WHAT NEEDS TO BE DONE: Take the lines of the data below from the very first through the line containing "4.37, 4.55, 4.71, 5.12, 5.70]" and output them exactly, pictures excluded.
.....
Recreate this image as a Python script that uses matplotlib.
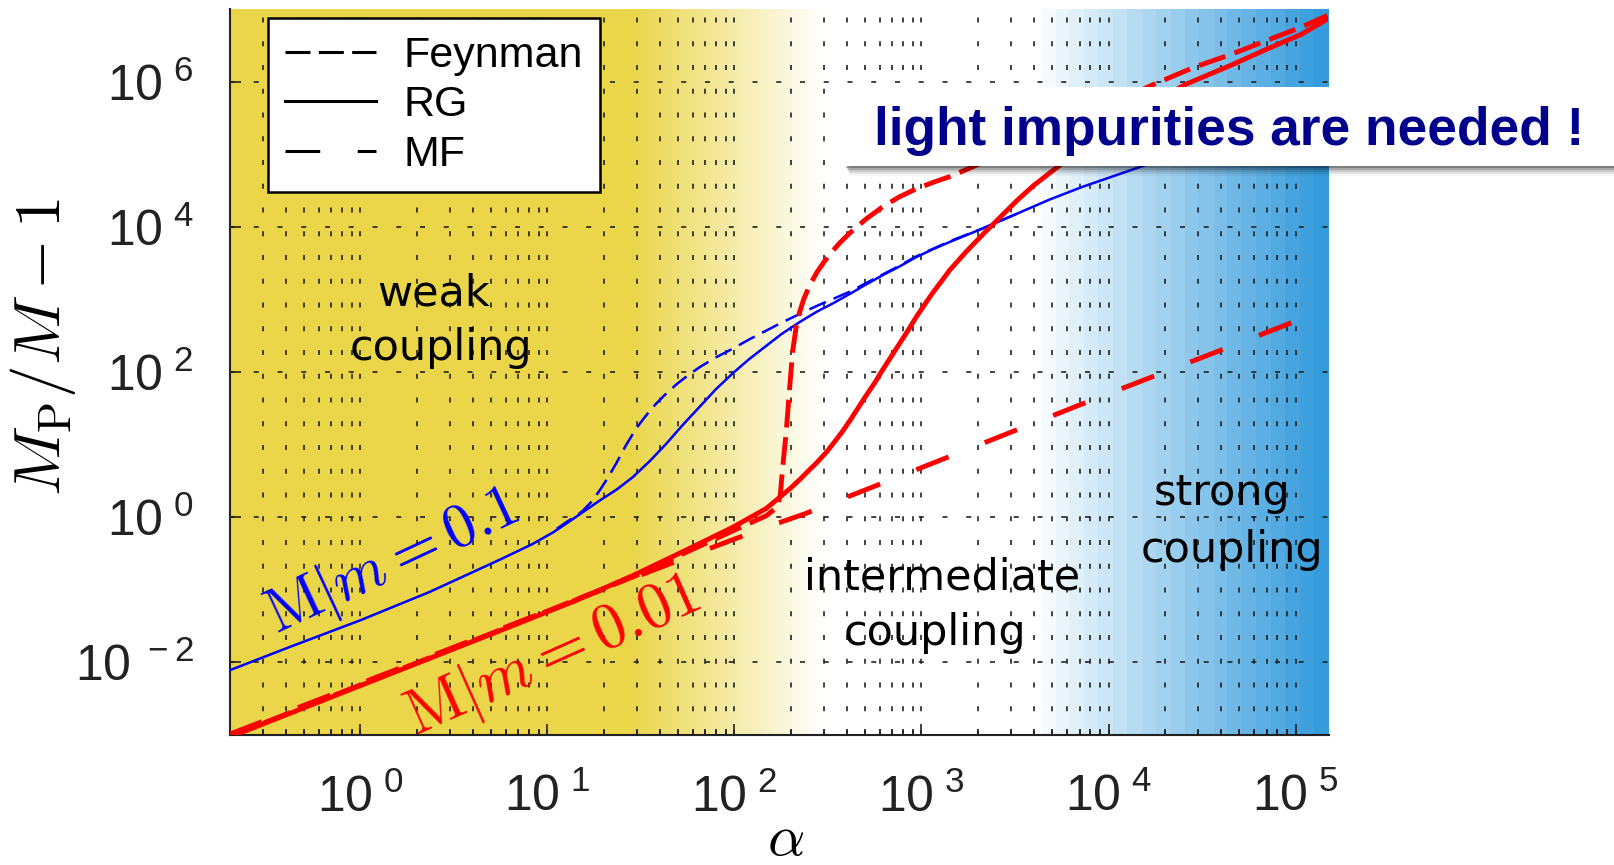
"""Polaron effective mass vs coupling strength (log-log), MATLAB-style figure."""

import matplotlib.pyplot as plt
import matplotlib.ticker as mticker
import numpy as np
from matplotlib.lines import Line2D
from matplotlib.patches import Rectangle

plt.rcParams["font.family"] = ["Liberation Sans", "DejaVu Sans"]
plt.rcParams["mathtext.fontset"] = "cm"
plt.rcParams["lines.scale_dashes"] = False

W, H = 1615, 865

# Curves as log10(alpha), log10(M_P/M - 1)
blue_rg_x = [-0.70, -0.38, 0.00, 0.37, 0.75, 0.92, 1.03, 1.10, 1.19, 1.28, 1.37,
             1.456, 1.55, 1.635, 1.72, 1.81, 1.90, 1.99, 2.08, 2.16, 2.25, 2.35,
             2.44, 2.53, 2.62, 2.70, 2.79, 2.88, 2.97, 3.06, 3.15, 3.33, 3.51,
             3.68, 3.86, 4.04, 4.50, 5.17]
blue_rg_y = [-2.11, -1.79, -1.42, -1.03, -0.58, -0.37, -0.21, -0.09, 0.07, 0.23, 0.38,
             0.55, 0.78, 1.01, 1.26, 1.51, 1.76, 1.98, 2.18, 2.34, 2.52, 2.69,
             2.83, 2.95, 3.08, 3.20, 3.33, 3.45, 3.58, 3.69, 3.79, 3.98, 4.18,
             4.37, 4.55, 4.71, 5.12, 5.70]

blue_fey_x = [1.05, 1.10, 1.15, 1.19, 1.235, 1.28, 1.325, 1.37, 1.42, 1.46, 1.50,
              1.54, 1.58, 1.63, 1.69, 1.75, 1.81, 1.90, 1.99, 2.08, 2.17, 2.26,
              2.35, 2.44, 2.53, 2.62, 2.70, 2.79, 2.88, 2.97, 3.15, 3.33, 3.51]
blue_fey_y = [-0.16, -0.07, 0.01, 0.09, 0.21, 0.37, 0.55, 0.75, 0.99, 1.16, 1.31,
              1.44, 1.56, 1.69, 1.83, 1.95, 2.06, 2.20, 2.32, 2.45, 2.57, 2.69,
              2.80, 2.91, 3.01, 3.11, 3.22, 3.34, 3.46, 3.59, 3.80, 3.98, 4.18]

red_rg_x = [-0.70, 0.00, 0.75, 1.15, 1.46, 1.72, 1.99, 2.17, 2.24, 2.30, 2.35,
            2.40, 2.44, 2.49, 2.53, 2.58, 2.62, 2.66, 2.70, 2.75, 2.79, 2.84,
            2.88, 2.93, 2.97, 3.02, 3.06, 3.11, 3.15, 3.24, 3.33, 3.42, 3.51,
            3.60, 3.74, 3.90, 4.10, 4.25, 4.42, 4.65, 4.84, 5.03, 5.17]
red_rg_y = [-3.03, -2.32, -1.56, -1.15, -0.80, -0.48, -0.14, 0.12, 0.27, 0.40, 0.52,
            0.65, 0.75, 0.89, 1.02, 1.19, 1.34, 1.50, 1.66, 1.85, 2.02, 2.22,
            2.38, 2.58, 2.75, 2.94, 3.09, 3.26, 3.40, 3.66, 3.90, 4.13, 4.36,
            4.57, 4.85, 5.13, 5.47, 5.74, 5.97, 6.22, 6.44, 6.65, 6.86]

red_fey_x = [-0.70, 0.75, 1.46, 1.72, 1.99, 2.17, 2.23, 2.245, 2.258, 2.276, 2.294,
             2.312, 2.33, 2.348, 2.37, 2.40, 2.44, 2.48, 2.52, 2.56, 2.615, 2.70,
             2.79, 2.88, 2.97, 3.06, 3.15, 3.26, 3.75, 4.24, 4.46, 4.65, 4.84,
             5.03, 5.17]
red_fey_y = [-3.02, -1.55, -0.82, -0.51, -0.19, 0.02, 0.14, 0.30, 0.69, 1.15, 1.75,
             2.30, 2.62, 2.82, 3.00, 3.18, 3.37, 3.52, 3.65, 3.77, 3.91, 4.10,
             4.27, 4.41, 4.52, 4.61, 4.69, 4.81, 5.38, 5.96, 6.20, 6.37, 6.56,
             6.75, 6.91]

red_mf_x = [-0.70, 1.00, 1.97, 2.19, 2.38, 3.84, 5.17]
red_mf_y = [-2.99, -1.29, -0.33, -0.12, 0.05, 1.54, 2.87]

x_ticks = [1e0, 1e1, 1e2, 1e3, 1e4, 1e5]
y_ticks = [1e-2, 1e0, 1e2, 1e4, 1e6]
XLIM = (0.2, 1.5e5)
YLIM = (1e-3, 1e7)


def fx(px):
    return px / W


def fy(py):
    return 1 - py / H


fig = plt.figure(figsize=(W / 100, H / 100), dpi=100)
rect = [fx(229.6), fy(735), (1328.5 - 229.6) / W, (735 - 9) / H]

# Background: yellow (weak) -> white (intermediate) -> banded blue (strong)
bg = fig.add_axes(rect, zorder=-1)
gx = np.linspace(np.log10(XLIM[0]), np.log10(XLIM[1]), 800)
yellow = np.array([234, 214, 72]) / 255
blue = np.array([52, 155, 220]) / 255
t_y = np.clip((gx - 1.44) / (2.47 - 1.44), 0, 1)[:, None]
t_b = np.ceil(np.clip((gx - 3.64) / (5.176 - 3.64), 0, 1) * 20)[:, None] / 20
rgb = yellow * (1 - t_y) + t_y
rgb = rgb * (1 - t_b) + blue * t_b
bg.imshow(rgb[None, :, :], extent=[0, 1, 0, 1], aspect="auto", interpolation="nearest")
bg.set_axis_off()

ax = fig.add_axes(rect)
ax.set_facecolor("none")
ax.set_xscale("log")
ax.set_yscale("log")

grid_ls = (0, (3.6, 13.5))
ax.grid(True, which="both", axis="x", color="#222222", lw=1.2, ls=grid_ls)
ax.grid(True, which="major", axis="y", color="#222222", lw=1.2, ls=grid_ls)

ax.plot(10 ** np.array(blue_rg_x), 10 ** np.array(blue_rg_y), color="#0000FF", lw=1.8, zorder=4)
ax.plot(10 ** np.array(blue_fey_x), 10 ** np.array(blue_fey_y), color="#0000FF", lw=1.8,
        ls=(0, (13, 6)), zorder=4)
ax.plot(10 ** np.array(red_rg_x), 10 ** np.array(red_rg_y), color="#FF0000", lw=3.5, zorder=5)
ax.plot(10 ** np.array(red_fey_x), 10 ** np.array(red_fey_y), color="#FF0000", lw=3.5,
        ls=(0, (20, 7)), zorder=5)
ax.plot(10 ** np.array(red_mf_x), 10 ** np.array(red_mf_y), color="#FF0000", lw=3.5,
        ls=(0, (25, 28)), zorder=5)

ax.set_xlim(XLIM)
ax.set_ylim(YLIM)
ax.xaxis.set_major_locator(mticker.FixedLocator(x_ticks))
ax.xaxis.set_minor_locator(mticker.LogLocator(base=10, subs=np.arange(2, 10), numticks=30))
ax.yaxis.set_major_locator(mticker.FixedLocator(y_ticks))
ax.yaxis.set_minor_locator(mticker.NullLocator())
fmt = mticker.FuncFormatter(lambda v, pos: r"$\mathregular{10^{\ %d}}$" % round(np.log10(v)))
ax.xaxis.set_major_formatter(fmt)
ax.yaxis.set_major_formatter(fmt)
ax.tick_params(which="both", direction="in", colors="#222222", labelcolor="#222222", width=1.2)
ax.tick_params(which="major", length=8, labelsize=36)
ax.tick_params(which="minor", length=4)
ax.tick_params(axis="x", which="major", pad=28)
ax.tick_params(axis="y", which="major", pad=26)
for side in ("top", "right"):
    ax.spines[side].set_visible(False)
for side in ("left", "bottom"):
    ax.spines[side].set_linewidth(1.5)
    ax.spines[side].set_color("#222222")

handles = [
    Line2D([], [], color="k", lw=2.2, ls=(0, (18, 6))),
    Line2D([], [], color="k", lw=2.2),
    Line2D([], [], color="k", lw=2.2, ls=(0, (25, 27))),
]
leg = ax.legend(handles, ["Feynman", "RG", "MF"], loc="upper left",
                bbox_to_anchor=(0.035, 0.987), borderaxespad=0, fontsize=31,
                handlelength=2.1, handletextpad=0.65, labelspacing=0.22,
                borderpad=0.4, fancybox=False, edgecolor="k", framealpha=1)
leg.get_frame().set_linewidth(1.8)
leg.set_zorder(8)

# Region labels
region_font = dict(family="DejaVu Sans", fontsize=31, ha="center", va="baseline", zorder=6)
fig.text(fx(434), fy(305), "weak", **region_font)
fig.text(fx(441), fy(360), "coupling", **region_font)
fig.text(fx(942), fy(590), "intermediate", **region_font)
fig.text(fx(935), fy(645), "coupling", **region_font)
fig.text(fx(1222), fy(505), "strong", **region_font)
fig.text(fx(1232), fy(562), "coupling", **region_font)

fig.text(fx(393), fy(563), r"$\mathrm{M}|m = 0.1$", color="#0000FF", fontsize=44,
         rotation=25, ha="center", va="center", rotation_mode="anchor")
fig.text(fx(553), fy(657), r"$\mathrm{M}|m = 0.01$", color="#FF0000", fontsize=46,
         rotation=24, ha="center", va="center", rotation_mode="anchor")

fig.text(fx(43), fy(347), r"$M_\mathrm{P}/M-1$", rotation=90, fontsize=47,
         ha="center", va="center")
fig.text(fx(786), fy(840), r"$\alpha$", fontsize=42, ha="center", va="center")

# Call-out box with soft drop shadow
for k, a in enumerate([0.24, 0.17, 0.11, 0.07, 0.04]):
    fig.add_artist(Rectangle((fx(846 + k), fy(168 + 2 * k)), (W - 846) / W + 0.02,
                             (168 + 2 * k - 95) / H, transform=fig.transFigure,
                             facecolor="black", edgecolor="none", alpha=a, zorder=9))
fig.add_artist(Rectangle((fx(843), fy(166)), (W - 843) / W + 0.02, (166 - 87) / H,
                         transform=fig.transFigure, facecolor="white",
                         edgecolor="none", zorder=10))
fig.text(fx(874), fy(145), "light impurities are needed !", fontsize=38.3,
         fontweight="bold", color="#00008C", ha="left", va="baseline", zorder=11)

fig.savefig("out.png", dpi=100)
.....
WRITTEN SOLUTION:
Recreate this image as a Python script that uses matplotlib.
"""Polaron effective mass vs coupling strength (log-log), MATLAB-style figure."""

import matplotlib.pyplot as plt
import matplotlib.ticker as mticker
import numpy as np
from matplotlib.lines import Line2D
from matplotlib.patches import Rectangle

plt.rcParams["font.family"] = ["Liberation Sans", "DejaVu Sans"]
plt.rcParams["mathtext.fontset"] = "cm"
plt.rcParams["lines.scale_dashes"] = False

W, H = 1615, 865

# Curves as log10(alpha), log10(M_P/M - 1)
blue_rg_x = [-0.70, -0.38, 0.00, 0.37, 0.75, 0.92, 1.03, 1.10, 1.19, 1.28, 1.37,
             1.456, 1.55, 1.635, 1.72, 1.81, 1.90, 1.99, 2.08, 2.16, 2.25, 2.35,
             2.44, 2.53, 2.62, 2.70, 2.79, 2.88, 2.97, 3.06, 3.15, 3.33, 3.51,
             3.68, 3.86, 4.04, 4.50, 5.17]
blue_rg_y = [-2.11, -1.79, -1.42, -1.03, -0.58, -0.37, -0.21, -0.09, 0.07, 0.23, 0.38,
             0.55, 0.78, 1.01, 1.26, 1.51, 1.76, 1.98, 2.18, 2.34, 2.52, 2.69,
             2.83, 2.95, 3.08, 3.20, 3.33, 3.45, 3.58, 3.69, 3.79, 3.98, 4.18,
             4.37, 4.55, 4.71, 5.12, 5.70]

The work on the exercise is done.